Task directions - Write out the material exactly, without any of its pictures.

····················

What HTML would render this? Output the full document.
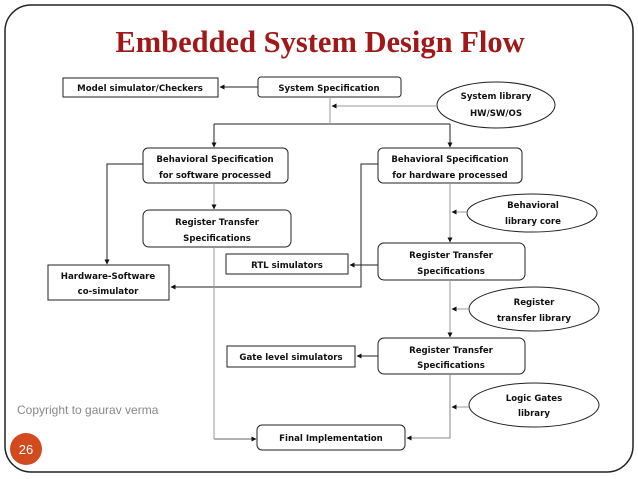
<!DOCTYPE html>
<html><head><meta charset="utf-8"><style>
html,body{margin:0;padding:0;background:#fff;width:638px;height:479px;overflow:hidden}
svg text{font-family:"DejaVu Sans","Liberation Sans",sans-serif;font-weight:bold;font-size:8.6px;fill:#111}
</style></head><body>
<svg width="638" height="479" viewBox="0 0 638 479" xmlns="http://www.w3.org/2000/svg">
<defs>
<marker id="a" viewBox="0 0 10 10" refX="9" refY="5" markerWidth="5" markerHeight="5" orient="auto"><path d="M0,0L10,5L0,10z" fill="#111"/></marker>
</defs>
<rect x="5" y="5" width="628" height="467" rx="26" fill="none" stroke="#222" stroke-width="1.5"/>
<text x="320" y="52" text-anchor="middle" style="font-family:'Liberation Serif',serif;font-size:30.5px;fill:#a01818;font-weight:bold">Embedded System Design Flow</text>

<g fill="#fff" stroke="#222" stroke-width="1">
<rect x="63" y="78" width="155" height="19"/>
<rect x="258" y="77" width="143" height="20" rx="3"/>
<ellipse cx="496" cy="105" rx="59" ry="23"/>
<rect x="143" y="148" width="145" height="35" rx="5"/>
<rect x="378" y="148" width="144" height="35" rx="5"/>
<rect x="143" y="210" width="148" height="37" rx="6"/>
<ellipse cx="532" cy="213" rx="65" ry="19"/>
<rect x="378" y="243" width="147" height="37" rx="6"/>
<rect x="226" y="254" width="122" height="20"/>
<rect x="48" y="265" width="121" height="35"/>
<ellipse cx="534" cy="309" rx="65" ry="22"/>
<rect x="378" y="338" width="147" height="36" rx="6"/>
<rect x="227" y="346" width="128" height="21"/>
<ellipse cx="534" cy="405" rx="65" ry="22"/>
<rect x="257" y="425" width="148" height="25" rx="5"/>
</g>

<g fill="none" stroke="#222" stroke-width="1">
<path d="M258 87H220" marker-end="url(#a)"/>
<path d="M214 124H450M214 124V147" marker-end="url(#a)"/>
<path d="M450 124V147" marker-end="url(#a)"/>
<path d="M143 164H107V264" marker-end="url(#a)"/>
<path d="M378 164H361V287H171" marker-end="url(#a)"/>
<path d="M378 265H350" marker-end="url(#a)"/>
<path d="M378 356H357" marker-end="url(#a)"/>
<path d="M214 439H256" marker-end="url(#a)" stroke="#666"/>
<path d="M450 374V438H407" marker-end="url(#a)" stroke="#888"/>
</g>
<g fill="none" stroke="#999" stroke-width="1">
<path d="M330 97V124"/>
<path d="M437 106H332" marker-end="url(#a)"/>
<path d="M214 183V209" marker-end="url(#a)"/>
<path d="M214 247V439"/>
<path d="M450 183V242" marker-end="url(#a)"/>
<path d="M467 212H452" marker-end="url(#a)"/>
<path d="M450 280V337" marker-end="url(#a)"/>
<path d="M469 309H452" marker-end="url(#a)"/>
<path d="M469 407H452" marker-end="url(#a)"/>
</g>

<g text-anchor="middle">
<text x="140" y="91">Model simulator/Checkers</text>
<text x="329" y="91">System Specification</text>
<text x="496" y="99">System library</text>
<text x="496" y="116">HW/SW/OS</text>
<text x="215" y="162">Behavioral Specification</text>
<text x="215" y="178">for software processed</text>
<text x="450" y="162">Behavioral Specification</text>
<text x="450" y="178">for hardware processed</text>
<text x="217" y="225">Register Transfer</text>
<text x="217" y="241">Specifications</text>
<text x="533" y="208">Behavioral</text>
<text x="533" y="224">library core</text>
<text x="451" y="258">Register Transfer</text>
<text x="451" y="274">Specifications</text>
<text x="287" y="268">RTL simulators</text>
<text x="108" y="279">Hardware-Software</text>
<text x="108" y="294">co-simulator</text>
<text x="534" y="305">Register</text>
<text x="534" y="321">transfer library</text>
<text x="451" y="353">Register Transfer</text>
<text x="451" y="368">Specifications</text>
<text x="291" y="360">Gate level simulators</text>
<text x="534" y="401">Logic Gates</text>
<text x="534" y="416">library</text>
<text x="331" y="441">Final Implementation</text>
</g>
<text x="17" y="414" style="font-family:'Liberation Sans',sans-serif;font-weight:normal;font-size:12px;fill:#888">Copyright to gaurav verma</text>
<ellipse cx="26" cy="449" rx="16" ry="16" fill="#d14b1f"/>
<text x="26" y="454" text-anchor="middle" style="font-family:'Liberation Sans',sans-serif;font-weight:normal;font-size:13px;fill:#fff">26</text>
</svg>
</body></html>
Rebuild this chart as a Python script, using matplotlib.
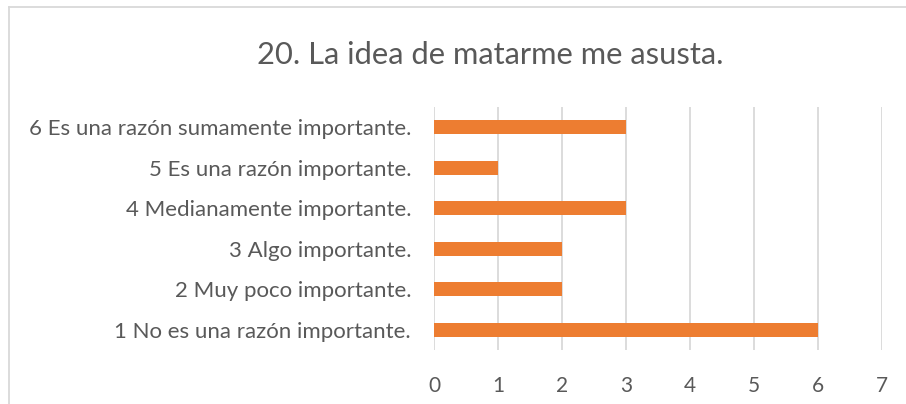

····················

Answer to the problem -
What HTML would render this? Output the full document.
<!DOCTYPE html>
<html><head><meta charset="utf-8"><style>
html,body{margin:0;padding:0;background:#fff;width:638px;height:479px;overflow:hidden}
svg text{font-family:"DejaVu Sans","Liberation Sans",sans-serif;font-weight:bold;font-size:8.6px;fill:#111}
</style></head><body>
<svg width="638" height="479" viewBox="0 0 638 479" xmlns="http://www.w3.org/2000/svg">
<defs>
<marker id="a" viewBox="0 0 10 10" refX="9" refY="5" markerWidth="5" markerHeight="5" orient="auto"><path d="M0,0L10,5L0,10z" fill="#111"/></marker>
</defs>
<rect x="5" y="5" width="628" height="467" rx="26" fill="none" stroke="#222" stroke-width="1.5"/>
<text x="320" y="52" text-anchor="middle" style="font-family:'Liberation Serif',serif;font-size:30.5px;fill:#a01818;font-weight:bold">Embedded System Design Flow</text>

<g fill="#fff" stroke="#222" stroke-width="1">
<rect x="63" y="78" width="155" height="19"/>
<rect x="258" y="77" width="143" height="20" rx="3"/>
<ellipse cx="496" cy="105" rx="59" ry="23"/>
<rect x="143" y="148" width="145" height="35" rx="5"/>
<rect x="378" y="148" width="144" height="35" rx="5"/>
<rect x="143" y="210" width="148" height="37" rx="6"/>
<ellipse cx="532" cy="213" rx="65" ry="19"/>
<rect x="378" y="243" width="147" height="37" rx="6"/>
<rect x="226" y="254" width="122" height="20"/>
<rect x="48" y="265" width="121" height="35"/>
<ellipse cx="534" cy="309" rx="65" ry="22"/>
<rect x="378" y="338" width="147" height="36" rx="6"/>
<rect x="227" y="346" width="128" height="21"/>
<ellipse cx="534" cy="405" rx="65" ry="22"/>
<rect x="257" y="425" width="148" height="25" rx="5"/>
</g>

<g fill="none" stroke="#222" stroke-width="1">
<path d="M258 87H220" marker-end="url(#a)"/>
<path d="M214 124H450M214 124V147" marker-end="url(#a)"/>
<path d="M450 124V147" marker-end="url(#a)"/>
<path d="M143 164H107V264" marker-end="url(#a)"/>
<path d="M378 164H361V287H171" marker-end="url(#a)"/>
<path d="M378 265H350" marker-end="url(#a)"/>
<path d="M378 356H357" marker-end="url(#a)"/>
<path d="M214 439H256" marker-end="url(#a)" stroke="#666"/>
<path d="M450 374V438H407" marker-end="url(#a)" stroke="#888"/>
</g>
<g fill="none" stroke="#999" stroke-width="1">
<path d="M330 97V124"/>
<path d="M437 106H332" marker-end="url(#a)"/>
<path d="M214 183V209" marker-end="url(#a)"/>
<path d="M214 247V439"/>
<path d="M450 183V242" marker-end="url(#a)"/>
<path d="M467 212H452" marker-end="url(#a)"/>
<path d="M450 280V337" marker-end="url(#a)"/>
<path d="M469 309H452" marker-end="url(#a)"/>
<path d="M469 407H452" marker-end="url(#a)"/>
</g>

<g text-anchor="middle">
<text x="140" y="91">Model simulator/Checkers</text>
<text x="329" y="91">System Specification</text>
<text x="496" y="99">System library</text>
<text x="496" y="116">HW/SW/OS</text>
<text x="215" y="162">Behavioral Specification</text>
<text x="215" y="178">for software processed</text>
<text x="450" y="162">Behavioral Specification</text>
<text x="450" y="178">for hardware processed</text>
<text x="217" y="225">Register Transfer</text>
<text x="217" y="241">Specifications</text>
<text x="533" y="208">Behavioral</text>
<text x="533" y="224">library core</text>
<text x="451" y="258">Register Transfer</text>
<text x="451" y="274">Specifications</text>
<text x="287" y="268">RTL simulators</text>
<text x="108" y="279">Hardware-Software</text>
<text x="108" y="294">co-simulator</text>
<text x="534" y="305">Register</text>
<text x="534" y="321">transfer library</text>
<text x="451" y="353">Register Transfer</text>
<text x="451" y="368">Specifications</text>
<text x="291" y="360">Gate level simulators</text>
<text x="534" y="401">Logic Gates</text>
<text x="534" y="416">library</text>
<text x="331" y="441">Final Implementation</text>
</g>
<text x="17" y="414" style="font-family:'Liberation Sans',sans-serif;font-weight:normal;font-size:12px;fill:#888">Copyright to gaurav verma</text>
<ellipse cx="26" cy="449" rx="16" ry="16" fill="#d14b1f"/>
<text x="26" y="454" text-anchor="middle" style="font-family:'Liberation Sans',sans-serif;font-weight:normal;font-size:13px;fill:#fff">26</text>
</svg>
</body></html>
Rebuild this chart as a Python script, using matplotlib.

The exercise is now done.